Contemporary “education” feeds on the prestige capital of the western tradition. Yet, if we pay any attention, we notice quickly that what conventional schools do would not be considered education by the founders of this tradition. For one thing, conventional schooling focuses its attention on the economy: “How can our graduates contribute to the economy?”

Sometimes, it recognizes citizenship. What it doesn’t attend to, except in a decadent, degenerated form, is the cultivation of virtue, intellectual or moral. It will do these silly things that only an a bureaucratic mind could come up with called Character Studies.

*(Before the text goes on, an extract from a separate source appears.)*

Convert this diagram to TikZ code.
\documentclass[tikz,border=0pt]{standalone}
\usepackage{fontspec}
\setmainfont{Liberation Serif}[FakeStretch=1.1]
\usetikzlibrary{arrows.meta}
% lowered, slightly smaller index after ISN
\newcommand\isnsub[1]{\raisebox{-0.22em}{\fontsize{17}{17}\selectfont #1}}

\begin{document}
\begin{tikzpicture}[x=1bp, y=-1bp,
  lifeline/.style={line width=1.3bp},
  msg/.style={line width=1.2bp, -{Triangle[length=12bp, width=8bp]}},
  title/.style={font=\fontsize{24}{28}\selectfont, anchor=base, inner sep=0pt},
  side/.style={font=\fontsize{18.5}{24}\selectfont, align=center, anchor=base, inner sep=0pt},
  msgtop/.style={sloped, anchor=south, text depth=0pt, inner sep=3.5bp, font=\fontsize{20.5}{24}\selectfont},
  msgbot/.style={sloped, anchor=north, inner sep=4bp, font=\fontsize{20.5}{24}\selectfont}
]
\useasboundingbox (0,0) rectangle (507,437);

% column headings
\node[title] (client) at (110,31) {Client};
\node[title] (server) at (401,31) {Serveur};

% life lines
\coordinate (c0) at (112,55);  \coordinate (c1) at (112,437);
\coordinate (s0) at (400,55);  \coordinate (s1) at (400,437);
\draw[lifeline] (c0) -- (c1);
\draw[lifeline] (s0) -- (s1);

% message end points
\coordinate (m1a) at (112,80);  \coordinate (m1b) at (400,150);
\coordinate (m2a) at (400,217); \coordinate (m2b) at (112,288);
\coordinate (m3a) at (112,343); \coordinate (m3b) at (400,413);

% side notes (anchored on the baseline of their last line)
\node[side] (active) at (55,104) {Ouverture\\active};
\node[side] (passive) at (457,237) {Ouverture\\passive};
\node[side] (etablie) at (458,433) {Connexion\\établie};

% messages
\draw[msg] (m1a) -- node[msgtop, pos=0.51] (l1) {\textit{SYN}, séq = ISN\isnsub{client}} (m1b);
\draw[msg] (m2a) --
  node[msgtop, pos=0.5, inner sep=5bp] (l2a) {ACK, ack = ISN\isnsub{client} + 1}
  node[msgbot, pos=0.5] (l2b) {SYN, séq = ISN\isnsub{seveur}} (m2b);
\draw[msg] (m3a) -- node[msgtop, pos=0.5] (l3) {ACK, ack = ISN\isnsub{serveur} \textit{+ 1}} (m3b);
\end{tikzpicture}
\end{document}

In the west, education was always seen as an end in itself: it’s goal was to cultivate the human-ness of the student. Educators believed that if people were more human, they would be able to do all the human activities better, like make decisions, relate to each other, etc.

In the 20th century, education came to be seen as more important than ever because of the rise of the new economy. Unfortunately, “educators” then proceeded to change what education was. Largely because people stopped believing in human nature and in God, they determined that education was the means to create the kind of society they wanted, not by cultivating the human-ness of the students, but by training them, by conditioning them, to do and act the way they wanted.

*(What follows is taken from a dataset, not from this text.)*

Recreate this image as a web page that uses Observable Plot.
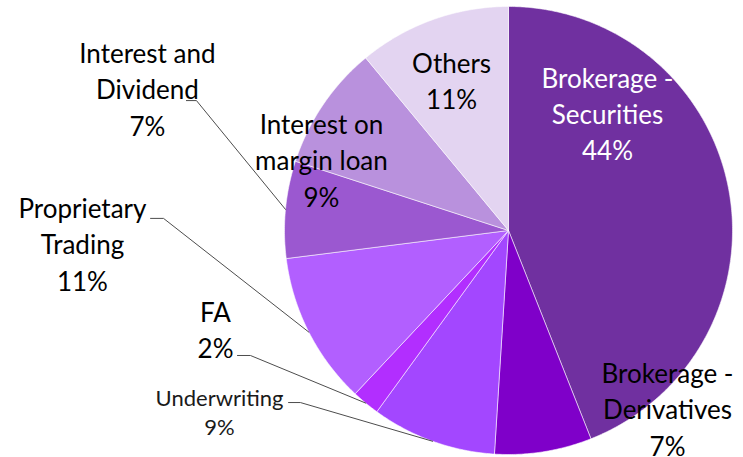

It’s a pretty childish idea, when you get right down to it. But if your conception of human nature has been reduced to something malleable and something easy to control through chemicals and environment, it’s easy enough to see why you would fall for this childish idea.

And that, if I may be so bold, is why education colleges tend to be characterized by immature, idealized, unrealistic, sentimental thinking.

Now, because so many centuries of an education that proved powerful, education has a high reputation. As a result, a group of vandals is using its language, facilities, and resources to overthrow the culture that gave it to us.

Here’s an NAS article that launched this tirade:

How the Dorms Are Politicized: The Case of the University of Delaware

A freshman at Delaware couldn’t escape the ideological, highly politicized messages about consumerism, social justice, affirmative action, world redistribution of wealth, and so on. The messages were woven into the fabric of the very place where students slept or talked late into the night.

Oh!

And, Oh, look!

“Educated Americans” (i.e. those who went to college) tend to be more liberal. What could possibly have caused that.